By Commission, and convenient omission, the cruelty and savagery my life, our lives, have been built on is so intensely hateful I could arrive nowhere else than where I am arriving.

If out of some curiosity you wanted to see how much of what I'm saying is some psychosis and how much is based on immersion in facts, truths, objective information available to all and looked at by almost none of us, you or anyone can simply follow my posts, or look at any sampling of the sources featured on my primary blog. Virtually every waking moment of mine 7 days a week is devoted to understanding the essential, actionable truths as they are needed to inform my pitiful attempts to help.

Where as almost all of my attention is on Palestine and America's central role in its torment I study other things as well virtually all of which includes America's role in the world past and present. There may be some time in history that Earth has been better off because of the existence of America. But such a time certainly escapes my attention. What has my attention is our extermination of 20 to 100 million Native Americans because they were in our way, our destruction of the lives of millions and millions and millions of people who are black, originally from Africa. Our central role in destroying all life on Earth, our insane, mass, participation in an earth killing, soul killing game of musical chairs where there is one decent chair for every thousand Americans when there could be a thousand decent chairs for each thousand Americans. .

But most centrally in my life these last 5 months, our central role in the unfathomable torture, torment, terrorization, and slow extermination of the innocent people in Palestine that we have been actively perpetrating since 1947, and really long before that too .

And what makes this so exquisitely damming of America in my view is that it is an act of commission by massive swathes of our intelligentsia. They are killing, large numbers of highly educated Americans, are deliberately acting to kill Palestinians every working day of their lives. That most of them do it out of a latent fear for their livelihood makes it no less horrific. This mass guilt, this atrocity perpetrated by tens of thousands of highly paid Americans, largely so their lives are not inconvenienced, is orders of magnitude greater corruption than I ever dreamed could happen. And it has been going on for decades and decades and decades. Our media, virtually all of our media, from Fox News to CNN, to NPR, to the Washington Post and New York Times deliberately writes lies demonizing innocent Palestinians and sanitizing satanic Israelis. These are deliberate, knowing acts. Hollywood does the same. 100% of the Senators and 100% of the congressman in the United States do the same. Every day they play their roles acting out the lie of Palestinian guilt and the lie of Israeli innocence, and this more than the US bombs, and us a billions, is what kills Palestinians. Millions of Americans make deliberate decisions every day to kill innocent Palestinians to preserve the comfort of their own personal lives.

My most recent read is a book by the journalist Alison Weir, entitled against our better judgement. It is 50% citations. It is her look at how we arrived at this point in the United States where so much of our government, our economy was controlled by a country smaller than New Jersey to do such unspeakable evil to an innocent population. The Zionist mafia, the Zionist mob began 100 years ago on this project with a seriousness, viciousness, inhumanity, well, that makes the Italian mafia look like laughable saintly amateurs.

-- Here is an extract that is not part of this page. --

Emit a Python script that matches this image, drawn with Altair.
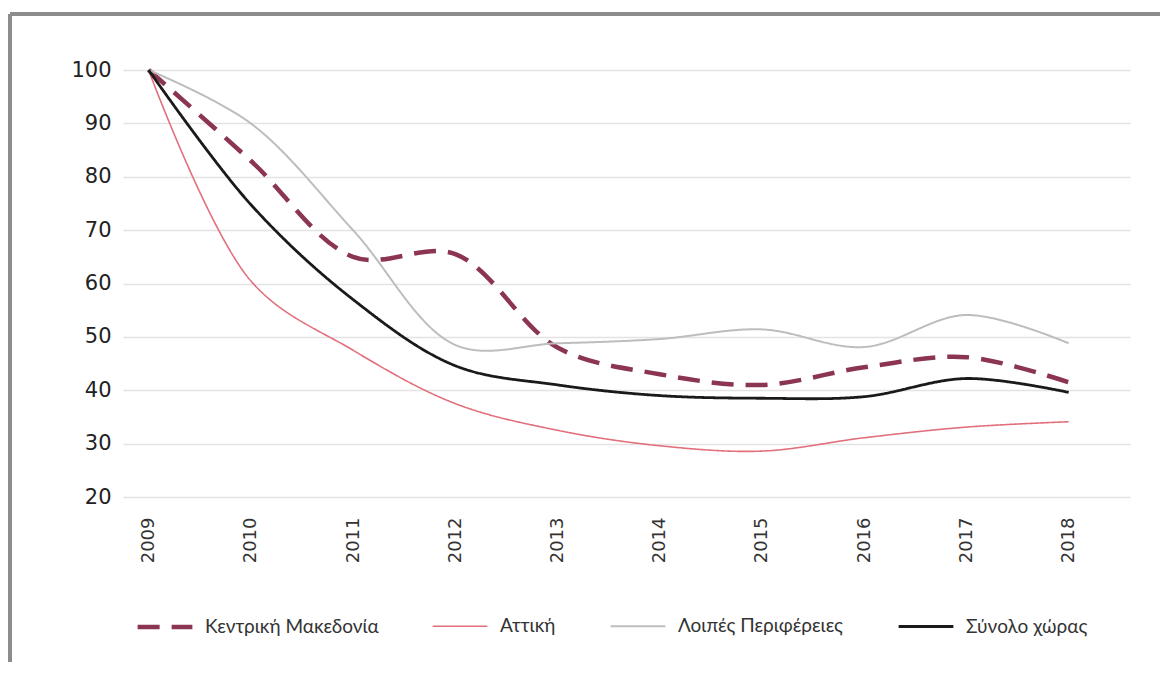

My point in all this is that everyday I move farther away from you, away from the life that we were both born to. I hate that all of us, that every American, does not entirely drop their normal lives, entirely drop their normal lives, and stand in the way of this savagery until it stops. I hate that with every cell in my body.By our silence we are complicit.

Armies of psychologists descended on Nazi Germany after the war to catalog the thousands and thousands and thousands of German psychological monsters. Their finding was unanimous. These are not monsters. They are just like us. This is what we Americans are today. I hate it.

Oh, and I stand alone as I have these last 12 years, and surely that is a potential indictment of me and my sanity. But I think it is not an indictment. And I am less alone on this issue then I have been on any other this last 12 years. Altho relatively small and marginalized , I now stand, if not along side, in the midst of the most humane, courageous, intelligent, informed, godly group of people that maybe the earth has ever seen, maybe even more than those who collected together during the civil rights movement. I'm speaking of those, mostly Jews, but some Christians, who both inside and largely outside of Palestine have lived what I am only recently living, for years, and are fighting for justice and freedom for the unspeakably tormented and tortured Palestinian people. They are a breathtaking group. It has been my role to be the very tip of the spear in every endeavor I've been engaged in throughout my adulthood. And even though I am late to this fight that is still my role to be the tip of the spear, fighting unviolently, more radically than most others could or maybe should. So I have no personal colleagues in this. But I still recognize hundreds or thousands of kindred spirits fighting for humanity with their very lives for the first time in my adulthood. They are the creators and/or subjects of the information featured on my blog.

ps: My falling out of love with the human species, it is not just due to my broadening, deepening, understanding.  It is due to us, we are degenerating, in our corrupt, corrupting, culture... we are degenerating.  I thought I had even lost my love for all children... in part due to their younger and younger dehumanization by us.  I now know  it is probably, most, but not all, children too I've lost my love for.  But the other day, an acquaintance came by with his young son... oh, what a keeper.  So open, curious, loving, innocent... just like the dad. And at the White House, where I am frequently immersed in crowds gawking at the White House... there will be little ones with parents, and in their young eyes, some times, not always, but in some of them, I still see signs of life, not yet corrupted and extinguished.